Our Honolulu
British revive Hawaiian canoe's spirit, with help
By Bob Krauss
Advertiser Columnist
The proud tradition of Wa'alele, the first Hawaiian outrigger canoe to cross the English Channel, is alive half way across the world against impossible odds.
For 23 years the graceful outrigger has sat, lonely and weatherbeaten, at the entrance of the Captain Cook Birthplace Museum in Middlesbrough, England, a gift of the Ohana O Wa'alele canoe club after paddling the canoe across the channel.
Her lashings rotted away. Kids broke her seats. Somebody bored holes in her bottom so rainwater could leak out.
How fleeting is fame. Wa'alele made headlines in June 1978 when a senior crew of paddlers from Kailua made it across the channel in 4 hours, 11 minutes.
They were honored by the Lord Mayor of Middlesbrough in his ermine robe in celebration of the 200th anniversary of the discovery of Hawai'i by Capt. James Cook. Canoe racing patriarch Toots Minvielle was named an honorary baron at a feast in an ancient castle.
(Incidentally, The Advertiser sponsored this historic event and your faithful columnist was on hand to report the details to breathless readers.)
Then paddler Phil Foti resumed his medical practice in Kailua. Steersman Merlyn "Frenchy" Lyons took up skiing in Big Sky, Mont. In chilly Middlesbrough, Wa'alele was a fish out of water. Along came John Ferry, intrepid marathon kayak paddler, the kind of stout heart who won at Waterloo. The exotic Hawaiian canoe challenged his adventurous spirit.

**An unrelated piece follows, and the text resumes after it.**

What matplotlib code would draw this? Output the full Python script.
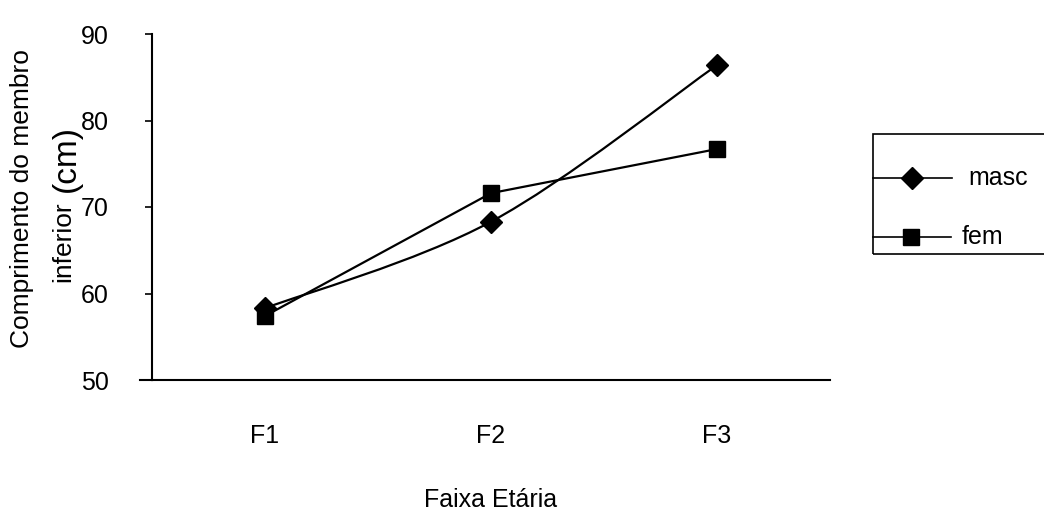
import matplotlib.pyplot as plt
from matplotlib.path import Path
from matplotlib.patches import PathPatch, Rectangle
from matplotlib.lines import Line2D

plt.rcParams["font.family"] = ["Liberation Sans", "DejaVu Sans"]

# data
categories = ["F1", "F2", "F3"]
masc = [58.3, 68.3, 86.4]
fem = [57.4, 71.6, 76.7]
y_ticks = [50, 60, 70, 80, 90]

W, H = 1044, 514
fig = plt.figure(figsize=(W / 100, H / 100), dpi=100)
ax = fig.add_axes([152 / W, 1 - 380 / H, (830 - 152) / W, (380 - 34) / H])

x = list(range(len(categories)))


# Excel-style smoothed line (bezier through the points)
def smooth_path(xs, ys):
    pts = list(zip(xs, ys))
    verts = [pts[0]]
    codes = [Path.MOVETO]
    n = len(pts)
    for i in range(n - 1):
        p0 = pts[i - 1] if i > 0 else pts[i]
        p1 = pts[i]
        p2 = pts[i + 1]
        p3 = pts[i + 2] if i + 2 < n else pts[i + 1]
        c1 = (p1[0] + (p2[0] - p0[0]) / 6, p1[1] + (p2[1] - p0[1]) / 6)
        c2 = (p2[0] - (p3[0] - p1[0]) / 6, p2[1] - (p3[1] - p1[1]) / 6)
        verts += [c1, c2, p2]
        codes += [Path.CURVE4] * 3
    return Path(verts, codes)


ax.add_patch(PathPatch(smooth_path(x, masc), facecolor="none", edgecolor="black", lw=1.6))
ax.plot(x, masc, linestyle="none", marker="D", ms=11, color="black")
ax.plot(x, fem, color="black", lw=1.6, marker="s", ms=12)

ax.set_xlim(-0.5, 2.5)
ax.set_ylim(50, 90)
ax.set_yticks(y_ticks)
ax.set_xticks(x)
ax.set_xticklabels(categories)
ax.tick_params(axis="x", length=0, pad=32, labelsize=18)
ax.tick_params(axis="y", length=5, width=1.2, pad=26, labelsize=18)
ax.spines["top"].set_visible(False)
ax.spines["right"].set_visible(False)
ax.spines["left"].set_linewidth(1.5)
ax.spines["bottom"].set_linewidth(1.5)
# x axis pokes a little left of the y axis
ax.plot([-12 / 678, 0], [0, 0], transform=ax.transAxes, color="black", lw=1.5, clip_on=False)

fig.text(491 / W, 1 - 500 / H, "Faixa Etária", ha="center", va="center", fontsize=18)

# two-line y label, "(cm)" a bit bigger
fig.text(22 / W, 1 - 199 / H, "Comprimento do membro", rotation=90, ha="center", va="center", fontsize=19)
fig.text(63 / W, 1 - 242 / H, "inferior", rotation=90, ha="center", va="center", fontsize=19)
fig.text(66 / W, 1 - 159 / H, "(cm)", rotation=90, ha="center", va="center", fontsize=24)

# legend box drawn by hand, running off the right edge
fig.patches.append(Rectangle((873 / W, 1 - 254 / H), 200 / W, 120 / H, transform=fig.transFigure,
                             facecolor="none", edgecolor="black", lw=1.2))
fig.lines.append(Line2D([873 / W, 952 / W], [1 - 178 / H] * 2, transform=fig.transFigure, color="black", lw=1.2))
fig.lines.append(Line2D([912 / W], [1 - 178 / H], transform=fig.transFigure, color="black", marker="D", ms=11))
fig.lines.append(Line2D([873 / W, 951 / W], [1 - 237 / H] * 2, transform=fig.transFigure, color="black", lw=1.2))
fig.lines.append(Line2D([911 / W], [1 - 237 / H], transform=fig.transFigure, color="black", marker="s", ms=12))
fig.text(968 / W, 1 - 178 / H, "masc", ha="left", va="center", fontsize=18)
fig.text(962 / W, 1 - 237 / H, "fem", ha="left", va="center", fontsize=18)

fig.savefig("out.png", dpi=100)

Why not bring this fading, fragile Pacific flower back to life?
"I don't think he had ever sat in a Hawaiian outrigger canoe," said Lyons. "It's my understanding that he and his friends talked the museum into turning the Wa'alele into a living exhibit that they would restore and paddle."
However intrepid, the Englishmen didn't know diddly squat about how to do that. So they called Lyons. Six months of long-distance canoe-paddling instruction began.
"I sent them a video on paddling by Nappy Napoleon," said Lyons. He explained that the long-handled paddles given to the museum to the Ohana in 1978 were long out of date.
"Phil sent them two laminated paddles, and I sent them a blank," Lyons recalled. "They reviewed the 8 mm movies of our crossing. They're tremendous athletes, about nine or 10 of them, including one woman. Telling them how how to rig the canoe was hardest. I have a file of 60 hours of Internet exchange."
The impossible dream of taking Wa'alele across the channel again came true last June when the unlikely crew set out for Calais and made it. The next day they started back. That's like two Moloka'i Canoe Races in a row.
"We landed south of Dover in 6 hours, 15 minutes although seven members of our crew were novices and had not paddled anything before August last year," Ferry reported.
Watch out, Outrigger Canoe Club. The British want to paddle the Moloka'i race next year.